Beyond fundraising size, the deal set benchmarks on governance expectations, disclosures, and valuation discipline. It also reopened the pipeline for other large financial services players considering public listings. For the broader market, Tata Capital’s IPO validated the ability of Indian exchanges to handle mega offerings without destabilizing secondary markets.
Sector Mix Shows Clear Investor Preferences
Financial services dominated fundraising, followed by manufacturing, capital goods, and select consumer businesses. The tilt toward banks, NBFCs, and insurance linked firms reflected investor comfort with regulated models offering predictable earnings. Manufacturing IPOs benefited from policy support themes such as domestic value chains, infrastructure build out, and export diversification.
Technology and new age platforms were present but no longer the headline act. Investors demanded profitability visibility, leading many digital businesses to either delay listings or recalibrate valuations. This shift marked a maturing phase for India’s IPO ecosystem, where fundamentals regained primacy.
Retail and Domestic Institutions Drive Stability
A key structural change in 2025 was the role of domestic capital. Mutual funds, insurance companies, and retail investors absorbed supply with limited reliance on volatile foreign inflows. Systematic investment plans and steady household equity allocation provided a stable demand base, allowing IPOs to price confidently.
Retail participation remained strong but disciplined. Oversubscription was driven more by informed allocation than frenzy. This reduced post listing volatility and improved long term performance for several issues. The result was a healthier aftermarket, which further reinforced confidence in upcoming deals.
Global Volatility Fails to Derail Issuance
Despite geopolitical uncertainty and uneven global growth, India’s IPO calendar stayed largely intact. Issuers timed offerings to domestic liquidity cycles rather than external cues. This insulation from global shocks underscored India’s evolving status as a self sustaining capital market.
Foreign investors participated selectively, favoring large, liquid names.
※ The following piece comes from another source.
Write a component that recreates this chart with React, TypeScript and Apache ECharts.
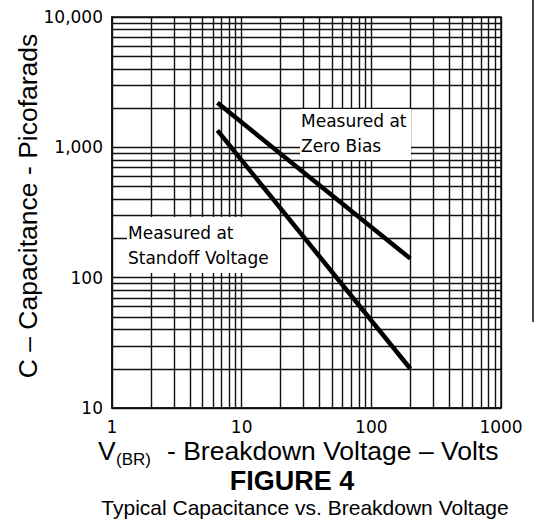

While their flows were episodic, they complemented domestic demand rather than dictating outcomes. The ability to execute large IPOs without heavy foreign dependence marked a strategic milestone.
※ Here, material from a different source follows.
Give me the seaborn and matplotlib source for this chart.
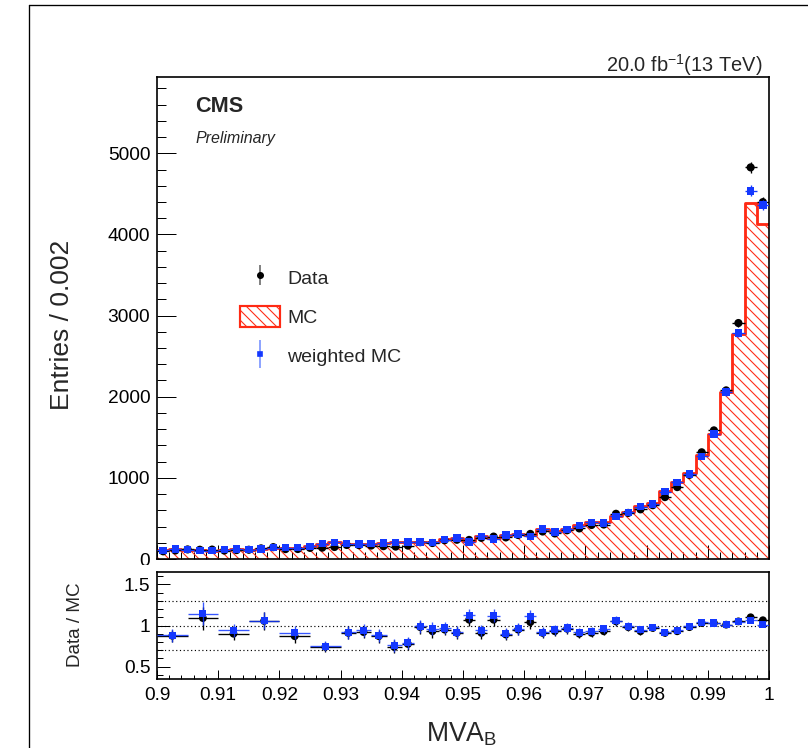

What This Means for 2026 Pipeline
The record year has set a high base for 2026. While matching Rs 1.95 lakh crore may be challenging, the pipeline remains strong. Several large private groups and financial services firms are expected to test markets, encouraged by valuation acceptance and execution success.
Regulators are likely to maintain a cautious but supportive stance, focusing on disclosure quality and investor protection rather than throttling supply. For issuers, the message from 2025 is clear. Scale, profitability, and governance now matter more than narrative alone.
Takeaways
- India’s IPO market raised a record Rs 1.95 lakh crore in 2025
- Mainboard deals led the surge, anchored by Tata Capital’s listing
- Domestic investors provided stability amid global volatility
- Investor preference shifted decisively toward profitable, established businesses
FAQs
Why was 2025 a record year for IPO fundraising in India?
Strong domestic liquidity, consistent investor participation, and large mainboard offerings combined to push fundraising to historic highs.
What role did Tata Capital play in the IPO market this year?
Tata Capital led mainboard deals, setting benchmarks for scale, governance, and valuation acceptance.
Did global market volatility affect IPO activity?
Global factors had limited impact as domestic capital absorbed most issuances, reducing dependence on foreign flows.
Will 2026 see similar IPO momentum?
While matching the exact scale may be tough, a strong pipeline and investor confidence suggest continued healthy issuance.